There are other concerns than just SQL injection with input. You should take the most defensive stance possible whenever accepting user input. For example, a user might be able to enter a link to an image into a textbox, which is actually a PHP script that runs something nasty.
If you design your application well, you should not have to laboriously check all input. For example, you could use a Forms API which takes care of most of the work for you, and a database layer which does much the same.
This is a good resource for basic checking of vulnerabilities:
http://ha.ckers.org/xss.html
It's far too late by the time the data gets to your database to provide meaningful validation for your users and applications. You don't want your database doing all the validation since that'll slow things down pretty good, and the database doesn't express the logic as clearly. Similarly, as you grow you'll be writing more application level transactions to complement your database transactions.
I would say it's potentially a bad practice, depending on what happens when the query fails. For example, if your database could throw an error that was intelligently handled by an application, then you might be ok.
On the other hand, if you don't put any validation in your app, you might not have any bad data, but you may have users thinking they entered stuff that doesn't get saved.
Implement as much data validation as you can at the database end without compromising other goals. For example, if speed is an issue, you may want to consider not using foreign keys, etc. Furthermore, some data validation can only be performed on the application side, e.g., ensuring that email addresses have valid domains.
Another disadvantage to doing data validation from the database is that often you dont validate the same way in every case. In fact, it often depends on application logic (user roles), and sometimes you might want to bypass validation altogether (cron jobs and maintenance scripts).
I've found that doing validation in the application, rather than in the database, works well. Of course then, all the interaction needs to go through your application. If you have other applications that work with your data, your application will need to support some sort of API (hopefully REST).

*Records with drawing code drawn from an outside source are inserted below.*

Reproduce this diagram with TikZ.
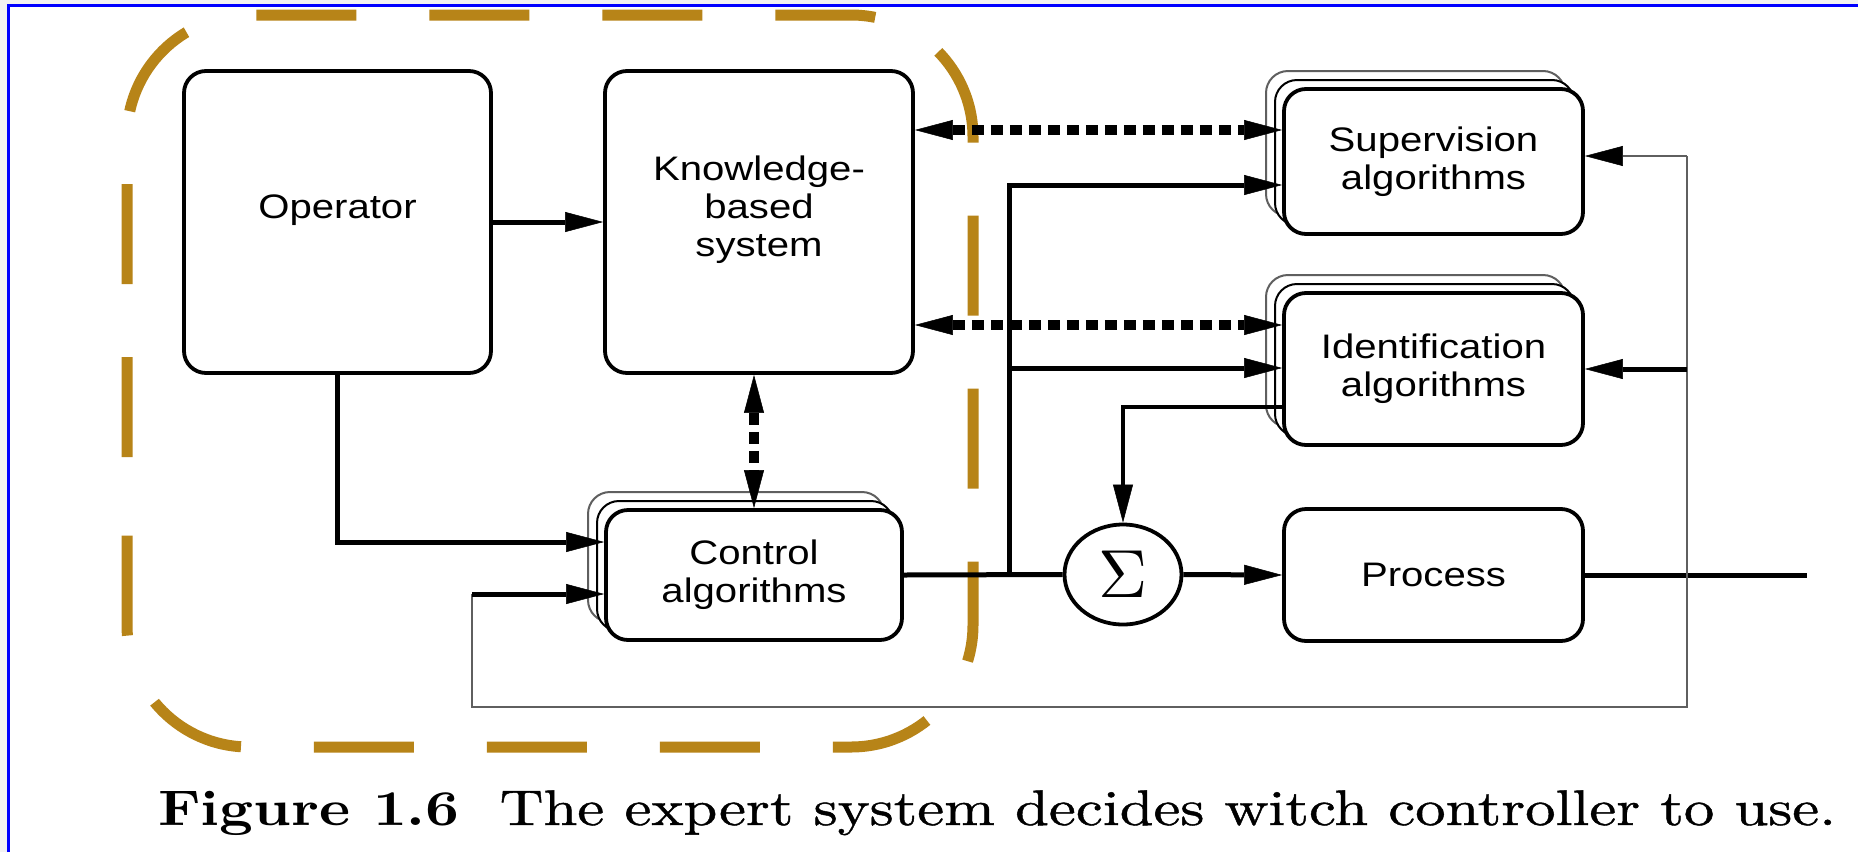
\documentclass[tikz,border=0pt]{standalone}
\usepackage{fontspec}
\usetikzlibrary{arrows.meta,calc,shapes.geometric}
\newfontfamily\boxfont{Liberation Sans}[FakeStretch=1.18]
\newfontfamily\capfont{lmroman10-regular.otf}[BoldFont=lmroman10-bold.otf,FakeStretch=1.18]
\newfontfamily\captextfont{lmroman10-regular.otf}[FakeStretch=1.215,FakeBold=0.9]
\definecolor{frameblue}{RGB}{0,0,255}
\definecolor{pagegray}{RGB}{242,242,242}
\definecolor{gold}{RGB}{183,132,24}
\definecolor{wire}{RGB}{95,95,95}

\begin{document}
\begin{tikzpicture}[x=1pt,y=-1pt,
  box/.style={draw, line width=3.8pt, rounded corners=22pt, fill=white, inner sep=0pt},
  backbox/.style={draw, line width=2pt, rounded corners=22pt, fill=white, inner sep=0pt},
  lbl/.style={font=\boxfont\fontsize{34}{38}\selectfont, align=center, inner sep=0pt},
  tip/.style={-{Triangle[length=38pt,width=20pt,line width=0.5pt,color=black]}},
  bitip/.style={{Triangle[length=38pt,width=20pt,line width=0.5pt]}-{Triangle[length=38pt,width=20pt,line width=0.5pt]}},
  heavy/.style={line width=5pt},
  light/.style={line width=2.8pt, draw=wire},
  dots/.style={line width=9.5pt, dash pattern=on 12pt off 7pt},
]
% page frame
\useasboundingbox (0,0) rectangle (1858,852);
\fill[pagegray] (0,0) rectangle (1858,852);
\fill[white] (8.7,5.5) rectangle (1858,852);
\draw[frameblue, line width=3pt] (8.7,852) -- (8.7,5.5) -- (1858,5.5);

% expert-system boundary
\draw[gold, line width=11pt, rounded corners=122pt, dash pattern=on 100pt off 73pt, dash phase=100pt]
  (127,530) -- (127,15) -- (973,15) -- (973,747) -- (127,747) -- (127,530);

% operator and knowledge base
\node[box, minimum width=307pt, minimum height=302pt] (op) at (337.5,222) {};
\node[lbl] (op-t) at (337.5,210) {Operator};
\node[box, minimum width=308pt, minimum height=302pt] (kbs) at (759,222) {};
\node[lbl] (kbs-t) at (759,210) {Knowledge-\\based\\system};

% supervision algorithms (stack)
\node[backbox, draw=wire, minimum width=299pt, minimum height=145pt] (sup-b2) at (1415.5,143.5) {};
\node[backbox, minimum width=299pt, minimum height=145pt] (sup-b1) at (1424.5,152.5) {};
\node[box, lbl, minimum width=299pt, minimum height=145pt] (sup) at (1433.5,161.5) {Supervision\\algorithms};

% identification algorithms (stack)
\node[backbox, draw=wire, minimum width=299pt, minimum height=152pt] (ident-b2) at (1415.5,351) {};
\node[backbox, minimum width=299pt, minimum height=152pt] (ident-b1) at (1424.5,360) {};
\node[box, lbl, minimum width=299pt, minimum height=152pt] (ident) at (1433.5,369) {Identification\\algorithms};

% control algorithms (stack)
\node[backbox, draw=wire, minimum width=296pt, minimum height=130pt] (ctrl-b2) at (736,557) {};
\node[backbox, minimum width=296pt, minimum height=130pt] (ctrl-b1) at (745,566) {};
\node[box, lbl, minimum width=296pt, minimum height=130pt] (ctrl) at (754,575) {Control\\algorithms};

% summing junction and process
\node[draw, ellipse, line width=3.8pt, fill=white, minimum width=117pt, minimum height=100pt, inner sep=0pt] (sum) at (1123,574.5)
  {\scalebox{6.8}{$\Sigma$}};
\node[box, lbl, minimum width=299pt, minimum height=132pt] (proc) at (1433.5,575) {Process};

% helper coordinates
\coordinate (yDotA) at (0,130);
\coordinate (yDotB) at (0,325);
\coordinate (ySupIn) at (0,185);
\coordinate (yIdIn) at (0,368);
\coordinate (yIdOut) at (0,407);
\coordinate (yOpCtrl) at (0,542);
\coordinate (yFbCtrl) at (0,594);
\coordinate (split) at (1009,575);
\coordinate (out) at (1807,575);
\coordinate (fbTop) at (1687,156);
\coordinate (fbBot) at (1687,707);
\coordinate (fbLeft) at (472,707);
\coordinate (fbUp) at (472,594);

% information exchange with the knowledge base
\draw[dots, bitip] (kbs.east |- yDotA) -- (sup.west |- yDotA);
\draw[dots, bitip] (kbs.east |- yDotB) -- (ident.west |- yDotB);
\draw[dots, bitip] (kbs.south -| ctrl.north) -- (ctrl.north);

% signal flow
\draw[heavy, tip] (op.east) -- (kbs.west);
\draw[heavy, tip] (op.south) |- (ctrl.west |- yOpCtrl);
\draw[heavy] (ctrl.east) -- (sum.west);
\draw[heavy, tip] (sum.east) -- (proc.west);
\draw[heavy] (proc.east) -- (out);
\draw[heavy, tip] (split) |- (sup.west |- ySupIn);
\draw[heavy, tip] (split |- yIdIn) -- (ident.west |- yIdIn);
\draw[line width=3.2pt, tip] (ident.west |- yIdOut) -| (sum.north);

% feedback from the process output
\draw[light] (fbTop) -- (fbBot) -- (fbLeft) -- (fbUp);
\draw[light, tip] (fbTop) -- (sup.east |- fbTop);
\draw[heavy, tip] (fbTop |- ident.east) -- (ident.east);
\draw[heavy, tip] (fbUp) -- (ctrl.west |- fbUp);

% caption
\node[anchor=base west, inner sep=0pt] (cap) at (158,825)
  {\capfont\fontsize{50}{50}\selectfont\textbf{Figure 1.6}\hspace{40pt}\captextfont The expert system decides witch controller to use.};
\end{tikzpicture}
\end{document}
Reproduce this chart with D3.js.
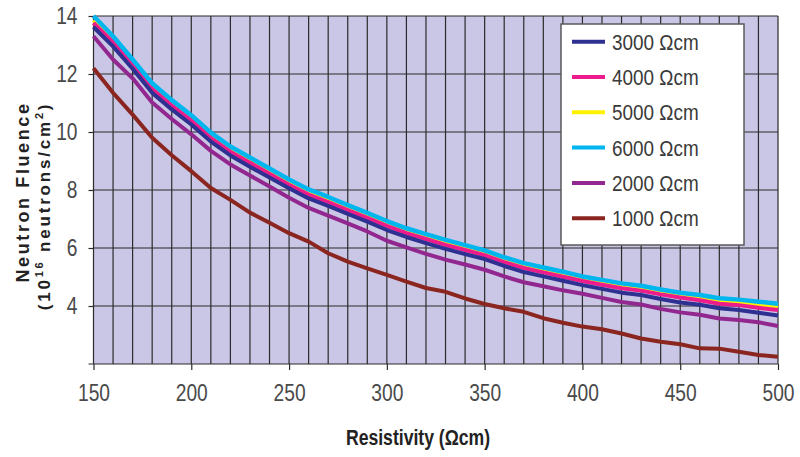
<!DOCTYPE html>
<html>
  <meta charset="utf-8">
  <head>
  <style>
    body { margin: 0; background: #fff; }
    text { font-family: "Liberation Sans", Arial, sans-serif; }
  </style>
  </head>
  <body>
    <div id="chart"></div>
    <script src="https://cdn.jsdelivr.net/npm/d3@7"></script>
    <script>
    'use strict';

    // resistivity of the starting material (Ωcm), one point every 10
    var resistivity = [150,160,170,180,190,200,210,220,230,240,250,260,270,280,290,300,310,320,
                       330,340,350,360,370,380,390,400,410,420,430,440,450,460,470,480,490,500];

    // neutron fluence, 10^16 n/cm2
    var f3000 = [13.62,12.95,12.18,11.35,10.78,10.26,9.67,9.19,8.80,8.43,8.06,7.71,7.45,7.18,6.91,6.62,6.38,6.17,
                 5.97,5.79,5.62,5.38,5.17,5.02,4.87,4.72,4.59,4.46,4.38,4.24,4.12,4.04,3.92,3.86,3.77,3.67];
    var f4000 = [13.76,13.10,12.31,11.49,10.92,10.40,9.80,9.32,8.94,8.56,8.18,7.84,7.58,7.31,7.04,6.76,6.51,6.31,
                 6.11,5.93,5.75,5.51,5.31,5.16,5.01,4.86,4.73,4.61,4.53,4.40,4.29,4.20,4.08,4.03,3.94,3.86];
    var f5000 = [13.86,13.18,12.39,11.57,11.00,10.48,9.88,9.40,9.02,8.64,8.26,7.92,7.66,7.39,7.12,6.84,6.59,6.39,
                 6.19,6.01,5.83,5.59,5.39,5.24,5.09,4.93,4.81,4.69,4.61,4.48,4.37,4.29,4.17,4.12,4.05,3.98];
    var f6000 = [14.00,13.30,12.50,11.68,11.10,10.58,9.98,9.50,9.12,8.74,8.36,8.02,7.76,7.48,7.21,6.93,6.68,6.48,
                 6.28,6.10,5.92,5.68,5.48,5.33,5.18,5.02,4.90,4.78,4.70,4.57,4.46,4.38,4.27,4.22,4.15,4.08];
    var f2000 = [13.30,12.50,11.85,11.02,10.45,9.92,9.35,8.88,8.50,8.12,7.73,7.38,7.12,6.85,6.57,6.25,6.02,5.80,
                 5.60,5.43,5.25,5.02,4.82,4.68,4.54,4.42,4.28,4.14,4.05,3.90,3.78,3.70,3.57,3.52,3.44,3.31];
    var f1000 = [12.20,11.35,10.60,9.80,9.20,8.65,8.07,7.66,7.22,6.87,6.51,6.22,5.82,5.53,5.30,5.07,4.84,4.62,
                 4.49,4.26,4.07,3.92,3.80,3.58,3.42,3.29,3.20,3.05,2.88,2.77,2.68,2.54,2.53,2.42,2.31,2.25];

    var seriesNames  = ['3000 Ωcm','4000 Ωcm','5000 Ωcm','6000 Ωcm','2000 Ωcm','1000 Ωcm'];
    var seriesValues = [f3000, f4000, f5000, f6000, f2000, f1000];
    var seriesColors = ['#2e3192','#ec1c8c','#fff200','#00b6ef','#92278f','#8b2520'];
    var drawOrder    = [2, 1, 3, 0, 4, 5];

    var xTicks = [150,200,250,300,350,400,450,500];
    var yTicks = [4,6,8,10,12,14];

    var W = 800, H = 457;
    var x = d3.scaleLinear().domain([150, 500]).range([93.5, 778]);
    var y = d3.scaleLinear().domain([2, 14]).range([364, 16]);

    var svg = d3.select('#chart').append('svg')
      .attr('width', W).attr('height', H)
      .style('display', 'block');

    svg.append('rect')
      .attr('x', x(150)).attr('y', y(14))
      .attr('width', x(500) - x(150)).attr('height', y(2) - y(14))
      .attr('fill', '#cac6e5');

    // grid
    var grid = svg.append('g').attr('stroke', '#2b2b2b').attr('stroke-width', 1.2);
    grid.selectAll('line.v').data(d3.range(150, 501, 10)).enter().append('line')
      .attr('class', 'v')
      .attr('x1', d => x(d)).attr('x2', d => x(d))
      .attr('y1', y(14)).attr('y2', y(2));
    grid.selectAll('line.h').data(yTicks).enter().append('line')
      .attr('class', 'h')
      .attr('x1', x(150)).attr('x2', x(500))
      .attr('y1', d => y(d)).attr('y2', d => y(d));
    grid.append('line')
      .attr('x1', x(150) - 5).attr('x2', x(500))
      .attr('y1', y(2)).attr('y2', y(2));

    // axes (labels are squeezed sideways to get the narrow face of the original)
    var xAxis = svg.append('g')
      .attr('transform', 'translate(0,' + y(2) + ')')
      .call(d3.axisBottom(x).tickValues(xTicks).tickSize(6).tickSizeOuter(0).tickPadding(14));
    var yAxis = svg.append('g')
      .attr('transform', 'translate(' + x(150) + ',0)')
      .call(d3.axisLeft(y).tickValues(yTicks).tickSize(5).tickSizeOuter(0).tickPadding(0));
    [xAxis, yAxis].forEach(function(a) {
      a.select('.domain').remove();
      a.selectAll('line').attr('stroke', '#2b2b2b').attr('stroke-width', 1.2);
      a.selectAll('text')
        .attr('fill', '#4a4a4a')
        .style('font-size', '24px');
    });
    xAxis.selectAll('text').attr('transform', 'scale(0.8,1)');
    yAxis.selectAll('text').attr('x', 0).attr('transform', 'translate(-16,0) scale(0.8,1)');

    // curves
    var line = d3.line()
      .x((d, i) => x(resistivity[i]))
      .y(d => y(d));
    svg.append('g').selectAll('path').data(drawOrder).enter().append('path')
      .attr('d', k => line(seriesValues[k]))
      .attr('fill', 'none')
      .attr('stroke', k => seriesColors[k])
      .attr('stroke-width', k => k === 3 ? 4.5 : 4)
      .attr('stroke-linejoin', 'round');

    // legend
    var lg = svg.append('g');
    lg.append('rect')
      .attr('x', 561).attr('y', 24).attr('width', 183).attr('height', 221)
      .attr('fill', '#fff').attr('stroke', '#5a5a5a').attr('stroke-width', 1.5);
    var item = lg.selectAll('g.item').data(seriesNames).enter().append('g')
      .attr('class', 'item')
      .attr('transform', (d, i) => 'translate(572,' + (41.7 + i * 35.3) + ')');
    item.append('line')
      .attr('x1', 0).attr('x2', 33).attr('y1', 0).attr('y2', 0)
      .attr('stroke', (d, i) => seriesColors[i]).attr('stroke-width', 4);
    item.append('text')
      .attr('dy', '0.36em')
      .attr('transform', 'translate(40,0) scale(0.86,1)')
      .attr('fill', '#3a3a3a')
      .style('font-size', '22px')
      .text(d => d);

    // axis titles
    svg.append('text')
      .attr('text-anchor', 'middle')
      .attr('transform', 'translate(418,445) scale(0.8,1)')
      .attr('fill', '#222')
      .style('font-size', '22px').style('font-weight', 'bold')
      .text('Resistivity (Ωcm)');

    var yt = svg.append('g')
      .attr('text-anchor', 'middle')
      .attr('fill', '#222')
      .style('font-weight', 'bold');
    yt.append('text')
      .attr('transform', 'translate(29,192) rotate(-90)')
      .style('font-size', '18px').style('letter-spacing', '2.6px')
      .text('Neutron Fluence');
    var t2 = yt.append('text')
      .attr('transform', 'translate(50,206) rotate(-90)')
      .style('font-size', '17px').style('letter-spacing', '2.8px');
    t2.append('tspan').text('(10');
    t2.append('tspan').attr('dy', -7).style('font-size', '11px').text('16');
    t2.append('tspan').attr('dy', 7).text(' neutrons/cm');
    t2.append('tspan').attr('dy', -7).style('font-size', '11px').text('2');
    t2.append('tspan').attr('dy', 7).text(')');
    </script>
  </body>
</html>
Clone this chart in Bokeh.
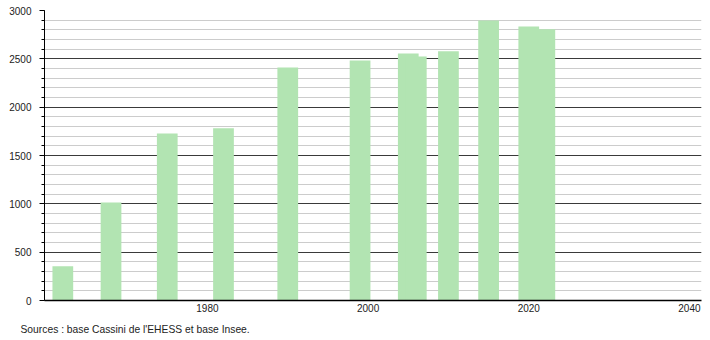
from bokeh.plotting import figure
from bokeh.models import FixedTicker, Range1d, Title
from bokeh.embed import file_html
from bokeh.resources import INLINE

# Data
years = [1962, 1968, 1975, 1982, 1990, 1999, 2005, 2006, 2010, 2015, 2020, 2022]
population = [355, 1014, 1728, 1783, 2410, 2483, 2555, 2524, 2579, 2897, 2834, 2807]
x_tick_labels = [1980, 2000, 2020, 2040]
source_text = "Sources : base Cassini de l'EHESS et base Insee."

FONT = "Liberation Sans"

p = figure(width=710, height=340, output_backend="svg", toolbar_location=None,
           x_range=Range1d(1959.72, 2041.5), y_range=Range1d(0, 3000),
           min_border_left=44, min_border_right=9, min_border_top=10,
           min_border_bottom=4)
p.frame_width = 657
p.frame_height = 290
p.outline_line_color = None
p.background_fill_color = "white"
p.border_fill_color = "white"

p.vbar(x=years, top=population, width=2.58, bottom=0,
       fill_color="#b2e4b2", line_color=None)

# y axis
ya = p.yaxis[0]
ya.ticker = FixedTicker(ticks=list(range(0, 3001, 500)),
                        minor_ticks=list(range(0, 3001, 100)))
ya.axis_line_color = "black"
ya.major_tick_line_color = "black"
ya.minor_tick_line_color = "black"
ya.major_tick_out = 5
ya.major_tick_in = 0
ya.minor_tick_out = 3
ya.minor_tick_in = 0
ya.major_label_standoff = 8
ya.major_label_text_font = FONT
ya.major_label_text_font_size = "10px"
ya.major_label_text_color = "#222222"

# x axis
xa = p.xaxis[0]
xa.ticker = FixedTicker(ticks=x_tick_labels)
xa.axis_line_color = "black"
xa.axis_line_width = 1.5
xa.major_tick_line_color = None
xa.minor_tick_line_color = None
xa.major_tick_out = 0
xa.major_tick_in = 0
xa.major_label_standoff = 3
xa.major_label_text_font = FONT
xa.major_label_text_font_size = "10px"
xa.major_label_text_color = "#222222"

# grids
p.xgrid.grid_line_color = None
p.ygrid.grid_line_color = "#3a3a3a"
p.ygrid.grid_line_width = 1
p.ygrid.minor_grid_line_color = "#cccccc"
p.ygrid.minor_grid_line_width = 1
p.ygrid.level = "underlay"

# source note
src = Title(text=source_text, align="left", text_font=FONT,
            text_font_size="10.3px", text_font_style="normal",
            text_color="#222222", offset=-24, standoff=14)
p.add_layout(src, "below")

open("out.html", "w").write(file_html(p, INLINE))
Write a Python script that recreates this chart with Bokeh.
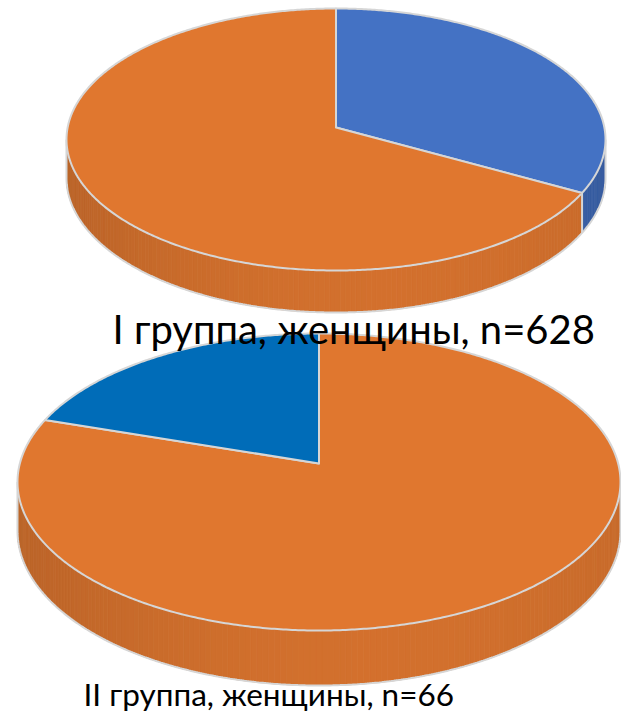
import numpy as np
from bokeh.plotting import figure
from bokeh.models import Range1d
from bokeh.embed import file_html
from bokeh.resources import INLINE
from bokeh.core.properties import value

# ---- data -------------------------------------------------------------
# Group I (women, n=628): slices clockwise from 12 o'clock
group1_label = "I группа, женщины,  n=628"
group1_values = [33, 67]
group1_colors = ["#4472C4", "#E0772F"]
group1_side_colors = ["#3A61A8", "#D2702D"]

# Group II (women, n=66): slices clockwise from 12 o'clock
group2_label = "II группа, женщины, n=66"
group2_values = [80, 20]
group2_colors = ["#E0772F", "#006CB8"]
group2_side_colors = ["#D2702D", "#005A9C"]

EDGE = "#D6D6D6"


def shade(hex_color, f):
    h = hex_color.lstrip("#")
    r, g, b = (int(h[i:i + 2], 16) for i in (0, 2, 4))
    r, g, b = (max(0, min(255, int(round(c * f)))) for c in (r, g, b))
    return "#%02x%02x%02x" % (r, g, b)


def draw_pie(p, vals, colors, side_colors, cx, cy, rx, ry, k, depth_front):
    vy = cy - ry * k
    sx = rx * np.sqrt(1 - k * k)
    sy = ry * (1 - k * k)
    d0 = depth_front * (1 - k)

    def proj(phi):
        x = np.sin(phi)
        z = -np.cos(phi)
        den = 1 - k * z
        X = cx + sx * x / den
        Y = vy + sy * z / den
        D = d0 / den
        return X, Y, D

    vals = np.asarray(vals, dtype=float)
    fr = np.concatenate([[0.0], np.cumsum(vals) / vals.sum()])
    bounds = fr * 2 * np.pi

    # visible wall range (front half, between silhouette points)
    v0 = k / (1 - k * k)
    z_ext = v0 / (1 + k * v0)
    a_lo = np.arccos(-z_ext)
    a_hi = 2 * np.pi - a_lo

    # --- walls as vertical strips with a soft horizontal gradient ---
    wx, wy, wc = [], [], []
    for i in range(len(vals)):
        lo = max(bounds[i], a_lo)
        hi = min(bounds[i + 1], a_hi)
        if hi <= lo:
            continue
        n = max(2, int((hi - lo) / (2 * np.pi) * 360))
        ph = np.linspace(lo, hi, n + 1)
        X, Y, D = proj(ph)
        for j in range(n):
            t = ((X[j] + X[j + 1]) / 2 - cx) / rx
            f = 1 + 0.03 * t - 0.08 * t * t
            c = shade(side_colors[i], f)
            wx.append([X[j], X[j + 1], X[j + 1], X[j]])
            wy.append([Y[j], Y[j + 1], Y[j + 1] + D[j + 1], Y[j] + D[j]])
            wc.append(c)
    p.patches(wx, wy, fill_color=wc, line_color=wc, line_width=0.8)

    # wall outline: bottom arc and vertical edges
    ph = np.linspace(a_lo, a_hi, 400)
    X, Y, D = proj(ph)
    p.line(X, Y + D, line_color=EDGE, line_width=2)
    edges = [a_lo, a_hi] + [b for b in bounds[1:-1] if a_lo < b < a_hi]
    for b in edges:
        Xb, Yb, Db = proj(np.array([b]))
        p.line([Xb[0], Xb[0]], [Yb[0], Yb[0] + Db[0]], line_color=EDGE, line_width=2)

    # --- top face slices ---
    px, py = [], []
    for i in range(len(vals)):
        n = max(2, int((bounds[i + 1] - bounds[i]) / (2 * np.pi) * 720))
        ph = np.linspace(bounds[i], bounds[i + 1], n + 1)
        X, Y, _ = proj(ph)
        px.append(np.concatenate([[cx], X]))
        py.append(np.concatenate([[vy], Y]))
    p.patches(px, py, fill_color=list(colors), line_color=EDGE, line_width=2,
              line_join="round")


p = figure(width=621, height=717, output_backend="svg", toolbar_location=None,
           x_range=Range1d(0, 621), y_range=Range1d(717, 0),
           min_border=0, min_border_left=0, min_border_right=0,
           min_border_top=0, min_border_bottom=0)
p.axis.visible = False
p.grid.visible = False
p.outline_line_color = None
p.background_fill_color = "white"
p.border_fill_color = "white"

draw_pie(p, group1_values, group1_colors, group1_side_colors,
         cx=335.5, cy=139, rx=269.5, ry=131, k=0.092, depth_front=42)
draw_pie(p, group2_values, group2_colors, group2_side_colors,
         cx=318.5, cy=481.5, rx=301.5, ry=148.5, k=0.125, depth_front=55)

p.text(x=[112], y=[328], text=[group1_label], text_font=value("Lato"),
       text_font_size=value("40px"), text_color="black",
       text_align="left", text_baseline="alphabetic")
p.text(x=[83], y=[693], text=[group2_label], text_font=value("Lato"),
       text_font_size=value("31.5px"), text_color="black",
       text_align="left", text_baseline="alphabetic")

open("out.html", "w").write(file_html(p, INLINE))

I don't think there is one right answer, it depends on your use.
If you are going to have a very heavily used system, with the potential that the database performance might become a bottleneck, then you might want to move the responsibility for validation to the front-end where it is easier to scale with multiple servers.
If you have multiple applications interacting with the database, then you might not want to replicate and maintain the validation rules across multiple applications, so then the database might be the better place.
You might want a slicker input screen that doesn't just hit the user with validation warnings when they try to save a record, maybe you want to validate a field after data has been entered and it losses focus; or even as the user types, changing the font colour as validation fails/passes.
Also related to constraints, is warnings of suspect data. In my application I have hard-constraints in the database (e.g. someone can't start a job before their date of birth), but then in the front-end have warnings for data that is possibly correct, but suspect (e.g. an eight year-old starting a job).